= Ingoapele Madingoane =

Ingoapele Madingoane (1950 - c. 1998) was a South African poet and activist, and a member of the group of Black poets that organized in Soweto during the Black Consciousness Movement. Mbulelo Mzamane called Madingoane one of "the most celebrated, prolific, and representative poets" of that movement, alongside Christopher van Wyk and Fhazel Johennesse.

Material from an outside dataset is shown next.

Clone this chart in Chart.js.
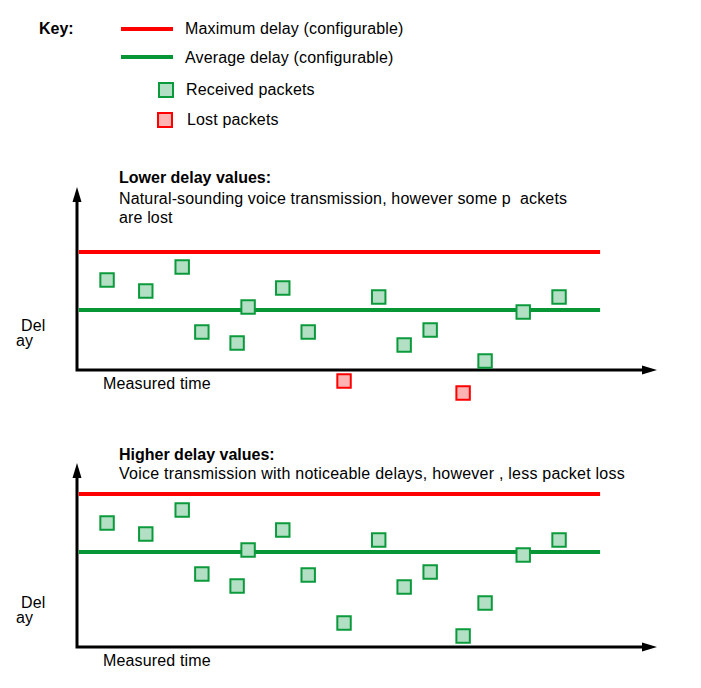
<!DOCTYPE html>
<html lang="en">

<head>
  <meta charset="UTF-8">
  <title>Packet delay</title>
  <script src="https://cdn.jsdelivr.net/npm/chart.js@4.4.1/dist/chart.umd.min.js"></script>
  <style>
    body {
      margin: 0;
      width: 701px;
      height: 688px;
      position: relative;
      background: white;
      overflow: hidden;
      font-family: "Liberation Sans", Arial, sans-serif;
      font-size: 16px;
      color: #000;
    }

    .txt {
      position: absolute;
      line-height: 18px;
      white-space: pre;
      letter-spacing: 0.15px;
    }

    .bold {
      font-weight: bold;
      letter-spacing: 0;
    }

    .keyline {
      position: absolute;
      height: 4px;
      width: 52px;
    }

    .keybox {
      position: absolute;
      width: 12px;
      height: 12px;
      border: 2px solid;
    }

    canvas {
      position: absolute;
      left: 0;
    }
  </style>
</head>

<body>
  <!-- key -->
  <div class="txt bold" style="left:39px; top:20px">Key:</div>
  <div class="keyline" style="left:121px; top:27px; background:#ff0000"></div>
  <div class="txt" style="left:185px; top:20px">Maximum delay (configurable)</div>
  <div class="keyline" style="left:121px; top:55px; background:#079636"></div>
  <div class="txt" style="left:185px; top:49px">Average delay (configurable)</div>
  <div class="keybox" style="left:158px; top:82px; background:#b3e0c5; border-color:#0b9a3b"></div>
  <div class="txt" style="left:186px; top:81px">Received packets</div>
  <div class="keybox" style="left:157px; top:112px; background:#ffb4b4; border-color:#ff0000"></div>
  <div class="txt" style="left:187px; top:111px">Lost packets</div>

  <!-- upper panel -->
  <div class="txt bold" style="left:119px; top:169px">Lower delay values:</div>
  <div class="txt" style="left:119px; top:190px">Natural-sounding voice transmission, however some p  ackets</div>
  <div class="txt" style="left:119px; top:209px">are lost</div>
  <div class="txt" style="left:21px; top:317px">Del</div>
  <div class="txt" style="left:16px; top:332px">ay</div>
  <div class="txt" style="left:103px; top:375px">Measured time</div>
  <canvas id="lowChart" width="701" height="260" style="top:150px"></canvas>

  <!-- lower panel -->
  <div class="txt bold" style="left:119px; top:446px">Higher delay values:</div>
  <div class="txt" style="left:119px; top:465px; letter-spacing:0.23px">Voice transmission with noticeable delays, however , less packet loss</div>
  <div class="txt" style="left:21px; top:594px">Del</div>
  <div class="txt" style="left:16px; top:609px">ay</div>
  <div class="txt" style="left:103px; top:652px">Measured time</div>
  <canvas id="highChart" width="701" height="258" style="top:430px"></canvas>

  <script>
    // time of each packet (same for both panels), 0..100
    const packetTimes = [5.2, 11.9, 18.2, 21.6, 27.7, 29.6, 35.6, 40.0, 46.2, 52.2, 56.6, 61.1, 66.8, 70.6, 77.2, 83.4];
    // delay of each packet, 0..100 (lost packets are shown below zero)
    const lowDelays = [49.2, 43.2, 56.3, 20.8, 14.8, 34.4, 44.8, 20.8, -6.0, 39.9, 13.7, 21.9, -12.6, 4.9, 31.7, 39.9];
    const lowLost = [8, 12]; // indexes of lost packets in the lower-delay case
    const highDelays = [67.4, 61.4, 74.5, 39.7, 33.2, 52.7, 63.6, 39.1, 13.0, 58.2, 32.6, 40.8, 6.0, 23.9, 50.0, 58.2];
    const highLost = [];

    const lineStart = 0.3;
    const lineEnd = 90.5;
    const lowMax = 64.5;
    const lowAvg = 32.8;
    const highMax = 83.2;
    const highAvg = 51.6;

    // axes with arrows, drawn at zero of each scale
    const arrowAxes = {
      id: 'arrowAxes',
      beforeDatasetsDraw(chart) {
        const ctx = chart.ctx;
        const a = chart.chartArea;
        const x0 = chart.scales.x.getPixelForValue(0);
        const y0 = chart.scales.y.getPixelForValue(0);
        ctx.save();
        ctx.strokeStyle = '#000';
        ctx.fillStyle = '#000';
        ctx.lineWidth = 3;
        ctx.beginPath();
        ctx.moveTo(x0, a.top + 10);
        ctx.lineTo(x0, y0);
        ctx.lineTo(a.right - 8, y0);
        ctx.stroke();
        ctx.beginPath();
        ctx.moveTo(x0, a.top);
        ctx.lineTo(x0 - 4.5, a.top + 15);
        ctx.lineTo(x0 + 4.5, a.top + 15);
        ctx.closePath();
        ctx.fill();
        ctx.beginPath();
        ctx.moveTo(a.right + 2, y0);
        ctx.lineTo(a.right - 13, y0 - 4.5);
        ctx.lineTo(a.right - 13, y0 + 4.5);
        ctx.closePath();
        ctx.fill();
        ctx.restore();
      }
    };

    function makePanel(id, delays, lost, maxDelay, avgDelay, padTop, padBottom) {
      const received = [];
      const dropped = [];
      for (let i = 0; i < packetTimes.length; i++) {
        const p = { x: packetTimes[i], y: delays[i] };
        if (lost.includes(i)) dropped.push(p);
        else received.push(p);
      }
      new Chart(document.getElementById(id), {
        type: 'scatter',
        data: {
          datasets: [
            {
              type: 'line',
              data: [{ x: lineStart, y: maxDelay }, { x: lineEnd, y: maxDelay }],
              borderColor: '#ff0000',
              borderWidth: 4,
              pointRadius: 0,
              order: 3
            },
            {
              type: 'line',
              data: [{ x: lineStart, y: avgDelay }, { x: lineEnd, y: avgDelay }],
              borderColor: '#079636',
              borderWidth: 4,
              pointRadius: 0,
              order: 2
            },
            {
              data: received,
              pointStyle: 'rect',
              pointRadius: 9.5,
              backgroundColor: '#b3e0c5',
              borderColor: '#0b9a3b',
              borderWidth: 2,
              clip: false,
              order: 1
            },
            {
              data: dropped,
              pointStyle: 'rect',
              pointRadius: 9.5,
              backgroundColor: '#ffb4b4',
              borderColor: '#ff0000',
              borderWidth: 2,
              clip: false,
              order: 1
            }
          ]
        },
        options: {
          responsive: false,
          animation: false,
          layout: {
            autoPadding: false,
            padding: { left: 77, right: 46, top: padTop, bottom: padBottom }
          },
          scales: {
            x: { type: 'linear', display: false, min: 0, max: 100 },
            y: { type: 'linear', display: false, min: -20, max: 100 }
          },
          plugins: {
            legend: { display: false },
            tooltip: { enabled: false }
          }
        },
        plugins: [arrowAxes]
      });
    }

    makePanel('lowChart', lowDelays, lowLost, lowMax, lowAvg, 37, 3.4);
    makePanel('highChart', highDelays, highLost, highMax, highAvg, 33, 4.2);
  </script>
</body>

</html>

Madingoane was born in Sophiatown, a suburb of Johannesburg. His best-known poem, "Africa my Beginning, Africa my Ending", was first published in 1979 by Johannesburg's Ravan Press (and a year later by Rex Collings, London) in a volume of the same title, which Mzamane called an epic. The authorities banned it within two months, as they did with many other literary works, mostly from Black South Africans. Madingoane performed the poem widely, backed by flutes and drums from Mihloti Black Theatre. By 2011, when the Index on Censorship dedicated an article to him and reprinted a number of poems from "Black Trial" (the introduction to the volume Africa My Beginning), he was described as a young, leading poet, whose poetry performances "take place at community centres and other venues in black townships, drawing large, responsive audiences: particularly on commemorative occasions, such as those held annually for the June 1976 Soweto uprising." Madingoane, who was primarily an oral poet to begin with, said he was careful about writing and printing his work, since he was subject to regular searches, including on 2 January 1984, when "Special Branch Security police searched his house for books and written material. Then they took 35 books and pamphlets to the police station. After being interrogated about his public readings at mass meetings, he was charged with being in possession of "undesirable publications".

He died, after a long illness, c. 1998.

He was granted a "Posthumous Literary Award" in 2006 (along with Bessie Head and James Moiloa) during the South African Literary Awards.